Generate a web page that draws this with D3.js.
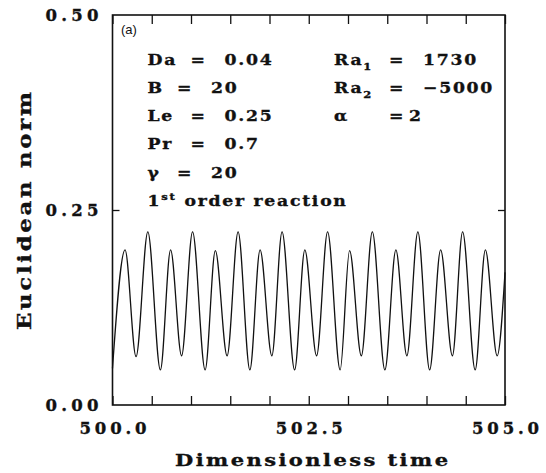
<!DOCTYPE html>
<html>
<head>
<meta charset="utf-8">
<script src="https://cdn.jsdelivr.net/npm/d3@7/dist/d3.min.js"></script>
<style>
  body { margin: 0; background: #fff; }
  text { font-family: "DejaVu Serif", serif; font-weight: bold; fill: #111; stroke: #111; stroke-width: 0.35px; }
</style>
</head>
<body>
<div id="chart"></div>
<script>
// oscillation: alternating low/high peaks, shallow/deep troughs
const timeVals = [500.00, 500.16, 500.30, 500.45, 500.61, 500.74, 500.88, 501.02, 501.18,
                  501.31, 501.46, 501.60, 501.75, 501.88, 502.03, 502.16, 502.32, 502.45,
                  502.60, 502.74, 502.90, 503.02, 503.17, 503.31, 503.47, 503.61, 503.75,
                  503.89, 504.04, 504.18, 504.33, 504.46, 504.62, 504.75, 504.90, 505.00];
const normVals = [0.047, 0.199, 0.062, 0.222, 0.045, 0.199, 0.063, 0.222, 0.045,
                  0.198, 0.063, 0.222, 0.045, 0.199, 0.063, 0.222, 0.045, 0.199,
                  0.063, 0.222, 0.045, 0.198, 0.063, 0.222, 0.045, 0.199, 0.063,
                  0.222, 0.045, 0.199, 0.063, 0.222, 0.045, 0.199, 0.063, 0.170];

const xTicks = [500, 500.5, 501, 501.5, 502, 502.5, 503, 503.5, 504, 504.5, 505];
const xLabels = [500, 502.5, 505];
const yTicks = [0.25];
const yLabels = [0, 0.25, 0.5];

const leftNames = ["Da", "B", "Le", "Pr", "γ"];
const leftVals = ["0.04", "20", "0.25", "0.7", "20"];
const rightNames = ["Ra", "Ra", "α"];
const rightSubs = ["1", "2", ""];
const rightVals = ["1730", "−5000", "2"];

var W = 546, H = 473;
var margin = {top: 15, right: 41, bottom: 68, left: 112.5},
    width = W - margin.left - margin.right,
    height = H - margin.top - margin.bottom;

var svg = d3.select("#chart").append("svg")
    .attr("width", W)
    .attr("height", H);

var g = svg.append("g")
    .attr("transform", "translate(" + margin.left + "," + margin.top + ")");

var x = d3.scaleLinear().domain([500, 505]).range([0, width]);
var y = d3.scaleLinear().domain([0, 0.5]).range([height, 0]);

// inward ticks on all four sides
function ticksOnly(sel) {
  sel.select(".domain").remove();
  sel.selectAll(".tick line").attr("stroke", "#111").attr("stroke-width", 1.3);
}
g.append("g").attr("transform", "translate(0," + height + ")")
  .call(d3.axisBottom(x).tickValues(xTicks).tickSize(-9).tickFormat(""))
  .call(ticksOnly);
g.append("g")
  .call(d3.axisTop(x).tickValues(xTicks).tickSize(-9).tickFormat(""))
  .call(ticksOnly);
g.append("g")
  .call(d3.axisLeft(y).tickValues(yTicks).tickSize(-7).tickFormat(""))
  .call(ticksOnly);
g.append("g").attr("transform", "translate(" + width + ",0)")
  .call(d3.axisRight(y).tickValues(yTicks).tickSize(-7).tickFormat(""))
  .call(ticksOnly);

// tick labels
var xl = g.append("g").attr("transform", "translate(0," + height + ")")
  .call(d3.axisBottom(x).tickValues(xLabels).tickSize(0).tickFormat(d3.format(".1f")));
xl.select(".domain").remove();
xl.selectAll("text")
  .attr("y", 28.5).attr("dy", 0)
  .attr("textLength", 67).attr("lengthAdjust", "spacing")
  .style("font-family", "DejaVu Serif, serif")
  .style("font-weight", "bold")
  .style("font-size", "16.5px")
  .attr("fill", "#111");

var yl = g.append("g")
  .call(d3.axisLeft(y).tickValues(yLabels).tickSize(0).tickPadding(14).tickFormat(d3.format(".2f")));
yl.select(".domain").remove();
yl.selectAll("text")
  .attr("dy", "0.36em")
  .attr("textLength", 53).attr("lengthAdjust", "spacing")
  .style("font-family", "DejaVu Serif, serif")
  .style("font-weight", "bold")
  .style("font-size", "16.5px")
  .attr("fill", "#111");

// frame
g.append("rect")
  .attr("width", width).attr("height", height)
  .attr("fill", "none").attr("stroke", "#111").attr("stroke-width", 1.6);

// the series
var line = d3.line()
  .x(function(d, i) { return x(timeVals[i]); })
  .y(function(d) { return y(d); })
  .curve(d3.curveMonotoneX);

g.append("path")
  .datum(normVals)
  .attr("fill", "none")
  .attr("stroke", "#111")
  .attr("stroke-width", 1.3)
  .attr("d", line);

// wide text: glyphs stretched horizontally like the original plotter font
function wide(parent, px, py, sx, rot) {
  return parent.append("text")
    .attr("transform", "translate(" + px + "," + py + ")" + (rot ? "rotate(" + rot + ")" : "") + "scale(" + sx + ",1)");
}

// axis titles
wide(svg, 311.5, 466, 1.2)
  .attr("text-anchor", "middle")
  .attr("textLength", 273 / 1.2).attr("lengthAdjust", "spacing")
  .style("font-size", "17.5px")
  .text("Dimensionless time");

wide(svg, 31, 211, 1.2, -90)
  .attr("text-anchor", "middle")
  .attr("textLength", 238 / 1.2).attr("lengthAdjust", "spacing")
  .style("font-size", "19px")
  .text("Euclidean norm");

// panel label
svg.append("text")
  .attr("x", 121).attr("y", 34)
  .style("font-family", "Liberation Sans, Arial, sans-serif")
  .style("font-weight", "normal")
  .style("stroke-width", 0)
  .style("font-size", "13px")
  .text("(a)");

// parameter block
var rowGap = 28.3, firstBase = 64.5, sx = 1.15;
var ann = svg.append("g").style("font-size", "15px").style("letter-spacing", "1.5px");

leftNames.forEach(function(name, i) {
  var by = firstBase + i * rowGap;
  var nx = 147.5;
  var ex = nx + 13.5 * (name.length + 1) + 2.5;
  wide(ann, nx, by, sx).text(name);
  wide(ann, ex, by, sx).text("=");
  wide(ann, ex + 34, by, sx).text(leftVals[i]);
});

rightNames.forEach(function(name, i) {
  var by = firstBase + i * rowGap;
  var t = wide(ann, 334, by, sx);
  t.append("tspan").text(name);
  if (rightSubs[i]) {
    t.append("tspan").attr("dy", 5).style("font-size", "10px").text(rightSubs[i]);
  }
  wide(ann, 389, by, sx).text("=");
  wide(ann, rightSubs[i] ? 423 : 409, by, sx).text(rightVals[i]);
});

var last = wide(ann, 147.5, firstBase + 5 * rowGap, sx);
last.append("tspan").text("1");
last.append("tspan").attr("dy", -6).style("font-size", "10px").text("st");
last.append("tspan").attr("dy", 6).attr("dx", "7px").text("order reaction");
</script>
</body>
</html>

[GIVEN PROBLEM]: Copy the whole of the material above exactly, but not its images.

[FULL OUTPUT]:
Generate a web page that draws this with D3.js.
<!DOCTYPE html>
<html>
<head>
<meta charset="utf-8">
<script src="https://cdn.jsdelivr.net/npm/d3@7/dist/d3.min.js"></script>
<style>
  body { margin: 0; background: #fff; }
  text { font-family: "DejaVu Serif", serif; font-weight: bold; fill: #111; stroke: #111; stroke-width: 0.35px; }
</style>
</head>
<body>
<div id="chart"></div>
<script>
// oscillation: alternating low/high peaks, shallow/deep troughs
const timeVals = [500.00, 500.16, 500.30, 500.45, 500.61, 500.74, 500.88, 501.02, 501.18,
                  501.31, 501.46, 501.60, 501.75, 501.88, 502.03, 502.16, 502.32, 502.45,
                  502.60, 502.74, 502.90, 503.02, 503.17, 503.31, 503.47, 503.61, 503.75,
                  503.89, 504.04, 504.18, 504.33, 504.46, 504.62, 504.75, 504.90, 505.00];
const normVals = [0.047, 0.199, 0.062, 0.222, 0.045, 0.199, 0.063, 0.222, 0.045,
                  0.198, 0.063, 0.222, 0.045, 0.199, 0.063, 0.222, 0.045, 0.199,
                  0.063, 0.222, 0.045, 0.198, 0.063, 0.222, 0.045, 0.199, 0.063,
                  0.222, 0.045, 0.199, 0.063, 0.222, 0.045, 0.199, 0.063, 0.170];

const xTicks = [500, 500.5, 501, 501.5, 502, 502.5, 503, 503.5, 504, 504.5, 505];
const xLabels = [500, 502.5, 505];
const yTicks = [0.25];
const yLabels = [0, 0.25, 0.5];

const leftNames = ["Da", "B", "Le", "Pr", "γ"];
const leftVals = ["0.04", "20", "0.25", "0.7", "20"];
const rightNames = ["Ra", "Ra", "α"];
const rightSubs = ["1", "2", ""];
const rightVals = ["1730", "−5000", "2"];

var W = 546, H = 473;
var margin = {top: 15, right: 41, bottom: 68, left: 112.5},
    width = W - margin.left - margin.right,
    height = H - margin.top - margin.bottom;

var svg = d3.select("#chart").append("svg")
    .attr("width", W)
    .attr("height", H);

var g = svg.append("g")
    .attr("transform", "translate(" + margin.left + "," + margin.top + ")");

var x = d3.scaleLinear().domain([500, 505]).range([0, width]);
var y = d3.scaleLinear().domain([0, 0.5]).range([height, 0]);

// inward ticks on all four sides
function ticksOnly(sel) {
  sel.select(".domain").remove();
  sel.selectAll(".tick line").attr("stroke", "#111").attr("stroke-width", 1.3);
}
g.append("g").attr("transform", "translate(0," + height + ")")
  .call(d3.axisBottom(x).tickValues(xTicks).tickSize(-9).tickFormat(""))
  .call(ticksOnly);
g.append("g")
  .call(d3.axisTop(x).tickValues(xTicks).tickSize(-9).tickFormat(""))
  .call(ticksOnly);
g.append("g")
  .call(d3.axisLeft(y).tickValues(yTicks).tickSize(-7).tickFormat(""))
  .call(ticksOnly);
g.append("g").attr("transform", "translate(" + width + ",0)")
  .call(d3.axisRight(y).tickValues(yTicks).tickSize(-7).tickFormat(""))
  .call(ticksOnly);

// tick labels
var xl = g.append("g").attr("transform", "translate(0," + height + ")")
  .call(d3.axisBottom(x).tickValues(xLabels).tickSize(0).tickFormat(d3.format(".1f")));
xl.select(".domain").remove();
xl.selectAll("text")
  .attr("y", 28.5).attr("dy", 0)
  .attr("textLength", 67).attr("lengthAdjust", "spacing")
  .style("font-family", "DejaVu Serif, serif")
  .style("font-weight", "bold")
  .style("font-size", "16.5px")
  .attr("fill", "#111");

var yl = g.append("g")
  .call(d3.axisLeft(y).tickValues(yLabels).tickSize(0).tickPadding(14).tickFormat(d3.format(".2f")));
yl.select(".domain").remove();
yl.selectAll("text")
  .attr("dy", "0.36em")
  .attr("textLength", 53).attr("lengthAdjust", "spacing")
  .style("font-family", "DejaVu Serif, serif")
  .style("font-weight", "bold")
  .style("font-size", "16.5px")
  .attr("fill", "#111");

// frame
g.append("rect")
  .attr("width", width).attr("height", height)
  .attr("fill", "none").attr("stroke", "#111").attr("stroke-width", 1.6);

// the series
var line = d3.line()
  .x(function(d, i) { return x(timeVals[i]); })
  .y(function(d) { return y(d); })
  .curve(d3.curveMonotoneX);

g.append("path")
  .datum(normVals)
  .attr("fill", "none")
  .attr("stroke", "#111")
  .attr("stroke-width", 1.3)
  .attr("d", line);

// wide text: glyphs stretched horizontally like the original plotter font
function wide(parent, px, py, sx, rot) {
  return parent.append("text")
    .attr("transform", "translate(" + px + "," + py + ")" + (rot ? "rotate(" + rot + ")" : "") + "scale(" + sx + ",1)");
}

// axis titles
wide(svg, 311.5, 466, 1.2)
  .attr("text-anchor", "middle")
  .attr("textLength", 273 / 1.2).attr("lengthAdjust", "spacing")
  .style("font-size", "17.5px")
  .text("Dimensionless time");

wide(svg, 31, 211, 1.2, -90)
  .attr("text-anchor", "middle")
  .attr("textLength", 238 / 1.2).attr("lengthAdjust", "spacing")
  .style("font-size", "19px")
  .text("Euclidean norm");

// panel label
svg.append("text")
  .attr("x", 121).attr("y", 34)
  .style("font-family", "Liberation Sans, Arial, sans-serif")
  .style("font-weight", "normal")
  .style("stroke-width", 0)
  .style("font-size", "13px")
  .text("(a)");

// parameter block
var rowGap = 28.3, firstBase = 64.5, sx = 1.15;
var ann = svg.append("g").style("font-size", "15px").style("letter-spacing", "1.5px");

leftNames.forEach(function(name, i) {
  var by = firstBase + i * rowGap;
  var nx = 147.5;
  var ex = nx + 13.5 * (name.length + 1) + 2.5;
  wide(ann, nx, by, sx).text(name);
  wide(ann, ex, by, sx).text("=");
  wide(ann, ex + 34, by, sx).text(leftVals[i]);
});

rightNames.forEach(function(name, i) {
  var by = firstBase + i * rowGap;
  var t = wide(ann, 334, by, sx);
  t.append("tspan").text(name);
  if (rightSubs[i]) {
    t.append("tspan").attr("dy", 5).style("font-size", "10px").text(rightSubs[i]);
  }
  wide(ann, 389, by, sx).text("=");
  wide(ann, rightSubs[i] ? 423 : 409, by, sx).text(rightVals[i]);
});

var last = wide(ann, 147.5, firstBase + 5 * rowGap, sx);
last.append("tspan").text("1");
last.append("tspan").attr("dy", -6).style("font-size", "10px").text("st");
last.append("tspan").attr("dy", 6).attr("dx", "7px").text("order reaction");
</script>
</body>
</html>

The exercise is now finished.